El presidente López Obrador prometió desde su campaña “Acabar con la corrupción… no aminorarla, no reducirla, no mantenerla a raya… ¡Acabarla, desterrarla!” (Excélsior, 19/04/17). Algo que ni los países escandinavos han logrado cabalmente. Los procesos contra Lozoya, Collado y Robles se interpretan como el fin de la histórica impunidad. Pero habrá que ver si de verdad se recurre a un patrón distinto del que prevaleció en los tiempos del viejo PRI.
¿Cuál era ese patrón? En primer lugar, se respetaba una ley no escrita entre priístas, de un pacto de impunidad entre presidentes; el entrante no tocaría al saliente, por más corrupción en que hubiera incurrido éste. Se esperaba que ese pacto se rompería con la alternancia política, pues justo esa es una de sus ventajas. Pero dicho pacto se prolongó cuando Fox desistió de castigar a los priístas. Y Calderón no investigó a Fox, y Peña no lo hizo con Calderón.
Otra característica de ese modelo era que se aplicaba la ley a algunas figuras aisladas, y no a todos quienes en el gobierno anterior hubieran incurrido en corrupción. Es decir, era una justicia selectiva, con el propósito de aparentar cumplimiento de las promesas contra la corrupción, y ganar algo de legitimidad de entrada. Casualmente, los personajes sacrificados solían ser rivales del nuevo presidente o tenían una cuenta pendiente con él; Jorge Díaz Serrano, La Quina, Raúl Salinas, Elba Esther Gordillo. Evidentemente dicho esquema clásico servía para propósitos de legitimación o venganza, pero no para combatir la corrupción eficazmente (o no estaríamos en la situación actual).
Esa pauta tendría que romperse con AMLO si de verdad quiere cumplir su principal promesa. Pero justo durante su campaña él también ofreció impunidad al gobierno saliente “para que no sientan que el mundo se les viene encima”. Y de ahí la suposición de que dicho pacto existió entre Peña y López Obrador. Peña buscó en Raúl Cervantes, como “Fiscal Carnal”, su protección transexenal, pero Ricardo Anaya y el Frente que encabezó echaron abajo esa posibilidad (ante lo cual Peña respondió atacando a Anaya con la PGR).
Y después Anaya amenazó con llamar a cuentas a Peña. Al constatar éste que Meade no levantaría, probablemente no vio más opción que aceptar la oferta de AMLO a cambio de facilitarle las cosas al final de la campaña y durante la transición.
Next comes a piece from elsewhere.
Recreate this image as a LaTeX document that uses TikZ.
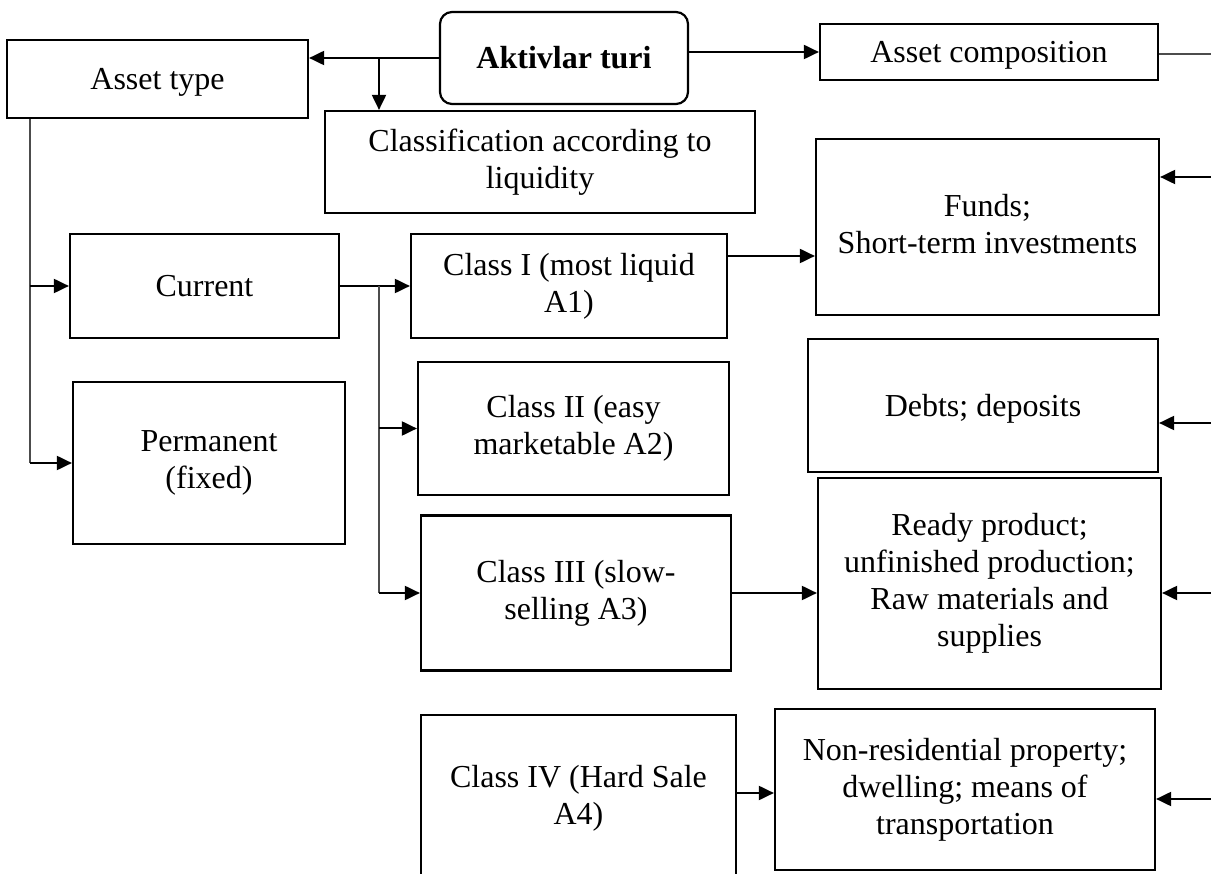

Se atribuye a eso la tranquilidad y frivolidad con que se ha mostrado Peña Nieto en estos meses. Pero los pactos secretos pueden romperse cuando así convenga a alguno de los pactantes. ¿Lo hará López Obrador? No puede descartarse, sobre todo si las cosas se le siguen complicando.
Desde luego, también en este tema como en muchos otros, AMLO ha manejado un discurso contradictorio; al ofrecer impunidad al gobierno saliente implica que es su decisión perdonar o castigar, como ocurría en otros gobiernos. Pero también ha manejado la idea de que de él no depende que la ley se aplique o no, sino del Fiscal General, presumiendo su total autonomía (que institucionalmente no termina por adquirir) o del Poder Judicial. Esa ambigüedad retórica la utiliza a conveniencia, dependiendo de las circunstancias.
Flota en el aire la sospecha de que el caso Robles responde al viejo esquema; sus cuentas pendientes con AMLO, muchos involucrados en la Estafa Maestra que circulan con tranquilidad, y la detención de Carlos Ahumada, casualmente vinculado con la afrenta contra AMLO hace años. En todo caso, la corrupción no se podrá combatir sin una pauta distinta a la hasta ahora aplicada, que tenga criterios universalistas y no selectivos, con criterios jurídicos y no políticos o personales.